On 10 October, Keir Starmer’s Labour government unveiled its plans to reform employment law, by enhancing working conditions and redressing those aspects of current employment legislation that are most unfavourable to workers. These reforms, which were promised for the government’s first 100 days in office, include a bill (Employment Act Bill) and a policy paper (Next Steps to Make Work Pay), with a number of other measures that will be referred for consultation, such as the right to switch off and a ban on unpaid internships (see government press release). The policy paper also announces longer-term reforms in areas such as the parental leave system, which at present “does not support working parents”; paid leave for carers; regulating workplace surveillance technologies; revising the legislation covering transfers of undertakings (TUPE); improving occupational health and safety, in ways that include raising awareness of neurodiversity in the workplace and protecting workers who are exposed to extreme temperatures; and revising the system in place for handling public procurement contracts, so that social criteria can be taken into account and employment law requirements tightened.
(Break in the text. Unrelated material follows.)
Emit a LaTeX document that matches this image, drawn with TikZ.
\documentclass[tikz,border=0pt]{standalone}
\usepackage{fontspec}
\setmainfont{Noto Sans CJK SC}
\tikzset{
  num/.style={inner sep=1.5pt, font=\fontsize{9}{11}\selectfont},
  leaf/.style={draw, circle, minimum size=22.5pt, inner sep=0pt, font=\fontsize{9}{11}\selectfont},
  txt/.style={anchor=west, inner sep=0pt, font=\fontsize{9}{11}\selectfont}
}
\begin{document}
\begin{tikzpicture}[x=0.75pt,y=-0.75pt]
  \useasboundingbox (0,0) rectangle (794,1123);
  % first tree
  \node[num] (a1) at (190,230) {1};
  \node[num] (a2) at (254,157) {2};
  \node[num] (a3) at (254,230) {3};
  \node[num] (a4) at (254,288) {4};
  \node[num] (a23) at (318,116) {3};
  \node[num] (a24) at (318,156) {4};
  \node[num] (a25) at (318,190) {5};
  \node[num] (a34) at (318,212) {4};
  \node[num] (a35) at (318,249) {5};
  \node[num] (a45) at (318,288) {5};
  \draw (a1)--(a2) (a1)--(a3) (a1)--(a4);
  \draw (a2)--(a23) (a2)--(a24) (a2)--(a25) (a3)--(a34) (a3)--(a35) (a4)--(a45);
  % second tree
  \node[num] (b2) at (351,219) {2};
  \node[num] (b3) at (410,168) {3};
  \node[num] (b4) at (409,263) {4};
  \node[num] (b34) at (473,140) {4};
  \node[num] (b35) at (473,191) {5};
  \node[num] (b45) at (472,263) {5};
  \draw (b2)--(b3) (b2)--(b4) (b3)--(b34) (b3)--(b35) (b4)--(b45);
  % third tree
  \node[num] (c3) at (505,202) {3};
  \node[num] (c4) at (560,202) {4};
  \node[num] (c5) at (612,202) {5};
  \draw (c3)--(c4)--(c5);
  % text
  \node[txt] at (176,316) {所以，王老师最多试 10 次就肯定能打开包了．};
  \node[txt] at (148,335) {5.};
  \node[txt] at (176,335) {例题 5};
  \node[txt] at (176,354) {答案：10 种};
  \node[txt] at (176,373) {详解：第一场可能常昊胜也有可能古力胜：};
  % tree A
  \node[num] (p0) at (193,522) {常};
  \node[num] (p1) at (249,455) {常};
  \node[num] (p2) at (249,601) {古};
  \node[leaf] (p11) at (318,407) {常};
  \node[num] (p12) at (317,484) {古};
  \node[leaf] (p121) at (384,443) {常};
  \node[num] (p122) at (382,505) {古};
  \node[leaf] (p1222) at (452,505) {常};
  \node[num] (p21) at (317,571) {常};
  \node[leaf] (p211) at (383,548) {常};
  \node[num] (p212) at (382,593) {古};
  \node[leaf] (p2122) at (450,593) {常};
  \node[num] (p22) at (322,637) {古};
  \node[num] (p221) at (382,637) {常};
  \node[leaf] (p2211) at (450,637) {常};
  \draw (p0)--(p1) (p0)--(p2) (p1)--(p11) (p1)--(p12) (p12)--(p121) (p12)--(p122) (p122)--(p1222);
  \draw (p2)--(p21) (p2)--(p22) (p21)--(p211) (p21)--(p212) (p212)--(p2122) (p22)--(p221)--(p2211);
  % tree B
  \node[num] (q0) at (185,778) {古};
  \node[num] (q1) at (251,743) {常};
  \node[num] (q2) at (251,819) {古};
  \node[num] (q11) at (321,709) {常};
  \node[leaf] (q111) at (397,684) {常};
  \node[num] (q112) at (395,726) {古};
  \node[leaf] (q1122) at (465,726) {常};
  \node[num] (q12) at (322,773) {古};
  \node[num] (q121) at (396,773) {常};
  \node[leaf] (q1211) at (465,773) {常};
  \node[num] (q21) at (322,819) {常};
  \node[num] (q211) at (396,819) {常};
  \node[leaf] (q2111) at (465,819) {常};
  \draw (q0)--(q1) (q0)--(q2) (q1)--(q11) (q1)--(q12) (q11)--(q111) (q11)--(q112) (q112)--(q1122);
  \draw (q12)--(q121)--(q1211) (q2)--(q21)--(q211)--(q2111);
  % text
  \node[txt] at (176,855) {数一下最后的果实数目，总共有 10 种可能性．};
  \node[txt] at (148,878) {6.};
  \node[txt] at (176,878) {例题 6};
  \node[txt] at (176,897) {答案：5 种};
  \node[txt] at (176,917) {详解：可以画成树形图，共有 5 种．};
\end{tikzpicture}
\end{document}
At a personal level, the Employment Act Bill abolishes the requirements for a minimum qualifying period for paternity leave and parental leave. It announces a new entitlement to at least one week’s bereavement leave. The bill removes the four-day waiting period before sick pay becomes payable. It also provides greater protection against harassment, forcing the employer to take “all reasonable steps” to prevent sexual harassment in the workplace, and furthermore, makes employers responsible for tackling harassment perpetrated by third parties, on whatever grounds.
In the area of job security, the bill makes protection against unfair dismissal a right from day 1 of employment. In addition, drawing lessons from the scandal involving the ferry company P&O, the bill prohibits ‘fire and rehire’ dismissals, whereby a company dismisses employees who refuse to accept either less favourable working conditions or a pay cut, so that they can be replaced with cheaper labour. An exception is provided for if the company is at risk of bankruptcy. While not banning “zero-hours contracts” outright, the bill requires employers to offer a guaranteed number of working hours to those of their workers who have either a “low” number of guaranteed hours or no fixed hours.
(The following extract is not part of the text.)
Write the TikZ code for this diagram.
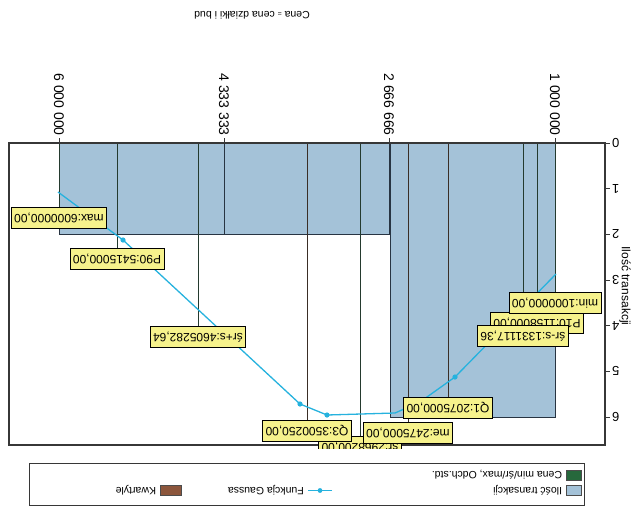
\documentclass[tikz,border=0pt]{standalone}
\usepackage{fontspec}
\setmainfont{Liberation Sans}
\usepackage{xcolor}
\usepackage{tikz}
\usetikzlibrary{positioning,calc}
\pgfdeclarelayer{front}
\pgfsetlayers{main,front}
\definecolor{barblue}{RGB}{164,194,216}
\definecolor{barline}{RGB}{40,52,66}
\definecolor{gausscyan}{RGB}{38,178,222}
\definecolor{labelyellow}{RGB}{246,242,140}
\definecolor{cenagreen}{RGB}{38,104,60}
\definecolor{kwartbrown}{RGB}{140,86,60}
\definecolor{framegrey}{RGB}{55,55,55}
\definecolor{statgreen}{RGB}{36,58,46}
\definecolor{statbrown}{RGB}{58,46,38}
\tikzset{histbar/.style={draw=barline, line width=1pt, fill=barblue}, statline/.style={draw=statgreen, line width=0.9pt}, kwartline/.style={draw=statbrown, line width=0.9pt}, statlabel/.style={rectangle, draw=black, line width=0.9pt, fill=labelyellow, rotate=180, font=\fontsize{12}{12}\selectfont, inner xsep=3pt, inner ysep=0pt, minimum height=21pt}, gaussline/.style={draw=gausscyan, line width=1.3pt, line join=round}, gaussdot/.style={fill=gausscyan}, xticklabel/.style={rotate=-90, font=\fontsize{14}{14}\selectfont, inner sep=1pt}, yticklabel/.style={rotate=180, font=\fontsize{13}{13}\selectfont, inner sep=1pt}, legsquare/.style={rectangle, draw=black!70, line width=0.5pt, minimum width=15pt, minimum height=10pt, inner sep=0pt}, legtext/.style={rotate=180, font=\fontsize{10.5}{10.5}\selectfont, inner sep=0pt}}

\begin{document}
\begin{tikzpicture}[x=1pt, y=-1pt]
\useasboundingbox (0,0) rectangle (634,509);
\node[rotate=180, font=\fontsize{10.5}{10.5}\selectfont] (title) at (252,15) {Cena {\scriptsize =} cena działki i bud};
\node[rotate=-90, font=\fontsize{12}{12}\selectfont] (ylab) at (625,286) {Ilość transakcji};
% histogram
\draw[histbar] (59,143) rectangle (224,234.3);
\draw[histbar] (224,143) rectangle (389,234.3);
\draw[histbar] (390,143) rectangle (555,417);
% labels of the statistics
\begin{pgfonlayer}{front}
\node[statlabel, anchor=south] (lmax) at (59,207) {max:6000000,00};
\node[statlabel, anchor=south] (lp90) at (117,248) {P90:5415000,00};
\node[statlabel, anchor=south] (lsrps) at (198,326) {śr+s:4605282,64};
\begin{scope}
\clip (0,0) rectangle (634,448);
\node[statlabel, anchor=south] (lsr) at (360,436) {śr:2968200,00};
\end{scope}
\node[statlabel, anchor=south] (lq3) at (307,420) {Q3:3500250,00};
\node[statlabel, anchor=south] (lme) at (408,422) {me:2475000,00};
\node[statlabel, anchor=south] (lq1) at (448,397) {Q1:2075000,00};
\node[statlabel, anchor=south] (lp10) at (537,312) {P10:1158000,00};
\node[statlabel, anchor=south] (lmin) at (555,292) {min:1000000,00};
\node[statlabel, anchor=south] (lsrms) at (523,325) {śr-s:1331117,36};
\end{pgfonlayer}
\draw[statline] (59,143) -- (lmax.south);
\draw[statline] (117,143) -- (lp90.south);
\draw[statline] (198,143) -- (lsrps.south);
\draw[kwartline] (307,143) -- (lq3.south);
\draw[statline] (360,143) -- (lsr.south);
\draw[kwartline] (408,143) -- (lme.south);
\draw[kwartline] (448,143) -- (lq1.south);
\draw[statline] (523,143) -- (lsrms.south);
\draw[statline] (537,143) -- (lp10.south);
\draw[statline] (555,143) -- (lmin.south);
% Gauss function
\draw[gaussline] (556,274) -- (455,377) -- (420,402) -- (395,413) -- (327,415) -- (300,404) -- (123,240) -- (58,192);
\fill[gaussdot] (455,377) circle (2.6) (327,415) circle (2.6) (300,404) circle (2.6) (123,240) circle (2.6);
% frame and axes
\draw[framegrey, line width=1.5pt] (9,143) rectangle (605,445);
\draw[framegrey, line width=1pt] (59,143) -- (59,138) (224,143) -- (224,138) (389,143) -- (389,138) (555,143) -- (555,138);
\node[xticklabel, anchor=east] (x6) at (59,137) {6 000 000};
\node[xticklabel, anchor=east] (x4) at (224,137) {4 333 333};
\node[xticklabel, anchor=east] (x2) at (389,137) {2 666 666};
\node[xticklabel, anchor=east] (x1) at (555,137) {1 000 000};
\draw[framegrey, line width=1pt] (605,143) -- (610,143) (605,188.7) -- (610,188.7) (605,234.3) -- (610,234.3) (605,280) -- (610,280) (605,325.7) -- (610,325.7) (605,371.3) -- (610,371.3) (605,417) -- (610,417);
\node[yticklabel, anchor=east] (y0) at (611,143) {0};
\node[yticklabel, anchor=east] (y1) at (611,188.7) {1};
\node[yticklabel, anchor=east] (y2) at (611,234.3) {2};
\node[yticklabel, anchor=east] (y3) at (611,280) {3};
\node[yticklabel, anchor=east] (y4) at (611,325.7) {4};
\node[yticklabel, anchor=east] (y5) at (611,371.3) {5};
\node[yticklabel, anchor=east] (y6) at (611,417) {6};
% legend
\draw[framegrey, line width=0.8pt] (29,463) rectangle (584,505);
\node[legsquare, fill=cenagreen] (kgreen) at (574,475) {};
\node[legtext, anchor=west] (tgreen) at ([xshift=-4pt]kgreen.west) {Cena min/śr/max, Odch.std.};
\node[legsquare, fill=barblue] (kblue) at (574,490.5) {};
\node[legtext, anchor=west] (tblue) at ([xshift=-4pt]kblue.west) {Ilość transakcji};
\coordinate (gaussa) at (332,490.5);
\coordinate (gaussb) at (308,490.5);
\draw[gaussline] (gaussa) -- (gaussb);
\fill[gaussdot] ($(gaussa)!0.5!(gaussb)$) circle (2.4);
\node[legtext, anchor=west] (tgauss) at ([xshift=-4pt]gaussb) {Funkcja Gaussa};
\node[legsquare, fill=kwartbrown, minimum width=21pt] (kbrown) at (171,490.5) {};
\node[legtext, anchor=west] (tbrown) at ([xshift=-4pt]kbrown.west) {Kwartyle};
\end{tikzpicture}
\end{document}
At collective level, the bill provides for employee representatives to be consulted in connection with redundancies involving more than 20 people during a 90-day period, including for redundancies at several establishments owned by the same company. The new legislation also includes a number of amendments designed to facilitate access to trade unions in the workplace and to secure recognition, in ways that include reducing union affiliation thresholds, of their right to conduct collective bargaining. Moreover, it obliges employers to inform workers of their right to belong to a trade union, and it repeals the recent legislation restricting the right to strike, which “failed to prevent a single day of industrial action while in force”.
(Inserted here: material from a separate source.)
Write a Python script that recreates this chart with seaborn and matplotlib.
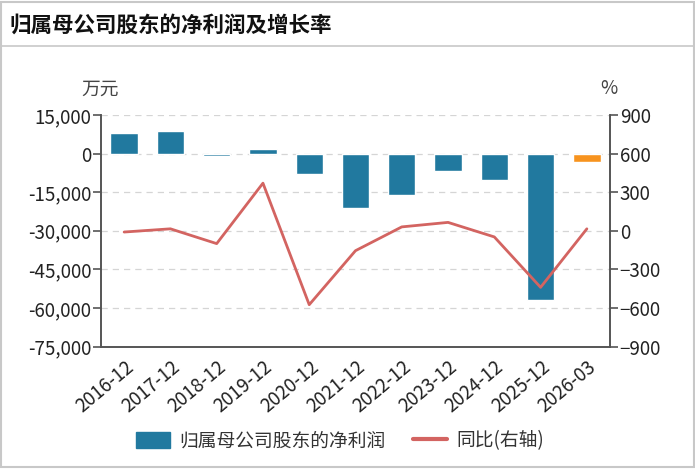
import matplotlib
matplotlib.use("Agg")
import matplotlib.pyplot as plt
import seaborn as sns
import pandas as pd
from matplotlib.patches import Patch, Rectangle
from matplotlib.lines import Line2D
from matplotlib.ticker import FuncFormatter

# datos
periodos = ["2016-12", "2017-12", "2018-12", "2019-12", "2020-12", "2021-12",
            "2022-12", "2023-12", "2024-12", "2025-12", "2026-03"]
beneficio = [8000, 8900, -800, 1700, -8000, -21000, -16200, -6800, -10400, -57100, -3400]
yoy = [-10, 15, -100, 370, -575, -155, 30, 65, -48, -440, 15]

izq_ticks = [15000, 0, -15000, -30000, -45000, -60000, -75000]
der_ticks = [900, 600, 300, 0, -300, -600, -900]

azul = "#21799f"
naranja = "#f7931e"
rojo = "#d36461"

sns.set_style("white")
plt.rcParams["font.family"] = ["Noto Sans CJK SC", "DejaVu Sans"]

df = pd.DataFrame({"periodo": periodos, "beneficio": beneficio, "yoy": yoy})
colores = [azul] * (len(periodos) - 1) + [naranja]

fig = plt.figure(figsize=(6.95, 4.69), dpi=100)
ax = fig.add_axes([101 / 695, 1 - 346.5 / 469, 509 / 695, 231.5 / 469])

sns.barplot(data=df, x="periodo", y="beneficio", hue="periodo", palette=colores,
            legend=False, width=0.59, saturation=1, ax=ax, zorder=3)
ax.set_ylim(-75000, 15000)
ax.set_yticks(izq_ticks)
ax.yaxis.set_major_formatter(FuncFormatter(lambda v, p: f"{int(v):,}"))
ax.grid(axis="y", color="#d5d5d5", linestyle=(0, (5, 4)), linewidth=0.9, zorder=0)
ax.set_axisbelow(True)
ax.set_xlabel("")
ax.set_ylabel("")

ax2 = ax.twinx()
sns.lineplot(x=list(range(len(periodos))), y=yoy, color=rojo, linewidth=2, ax=ax2)
ax2.set_ylim(-900, 900)
ax2.set_yticks(der_ticks)
ax.set_xlim(-0.5, len(periodos) - 0.5)

for a in (ax, ax2):
    a.spines["top"].set_visible(False)
    for s in ("left", "right", "bottom"):
        a.spines[s].set_color("#555555")
        a.spines[s].set_linewidth(1.2)
    a.tick_params(axis="y", length=6, width=1.2, color="#555555", labelsize=13.5,
                  labelcolor="#222222", pad=1)
ax.tick_params(axis="x", length=6, width=1.2, color="#555555", labelsize=13.5,
               labelcolor="#222222", pad=1)
plt.setp(ax.get_xticklabels(), rotation=40, ha="right", rotation_mode="anchor")

fig.text(100 / 695, 1 - 89 / 469, "万元", fontsize=13.5, color="#444444", ha="center", va="center")
fig.text(609 / 695, 1 - 89 / 469, "%", fontsize=13.5, color="#444444", ha="center", va="center")

# titulo y marco
fig.text(10 / 695, 1 - 25 / 469, "归属母公司股东的净利润及增长率", fontsize=15.5,
         fontweight="bold", color="#111111", ha="left", va="center")
fig.add_artist(Rectangle((0.002, 0.004), 0.996, 0.992, transform=fig.transFigure,
                         fill=False, edgecolor="#c8c8c8", linewidth=1.5))
fig.add_artist(Line2D([0.002, 0.998], [1 - 46 / 469] * 2, transform=fig.transFigure,
                      color="#c8c8c8", linewidth=1.2))

handles = [Patch(facecolor=azul, edgecolor=azul, label="归属母公司股东的净利润"),
           Line2D([0], [0], color=rojo, linewidth=3, label="同比(右轴)")]
fig.legend(handles=handles, loc="center", bbox_to_anchor=(340 / 695, 1 - 441 / 469),
           ncol=2, frameon=False, fontsize=13.5, handlelength=1.8, handleheight=0.9,
           columnspacing=1.5, handletextpad=0.5, labelcolor="#333333")

fig.savefig("out.png", dpi=100)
The government is thus attempting to engineer a reset of employment relationships. However, this will be a gradual process, as many of the measures will not come into force until 2026. In contrast to the fears aroused in connection with the post-Brexit period (see Brexit and labour standards), the government is distancing itself from the Conservatives’ plans to boost business competitiveness by opting for all-out deregulation and scrapping EU laws, in order to enhance the United Kingdom’s appeal in the eyes of investors. It is a relief to see that the Labour government is refusing to back such a policy, which would amount to “social dumping”.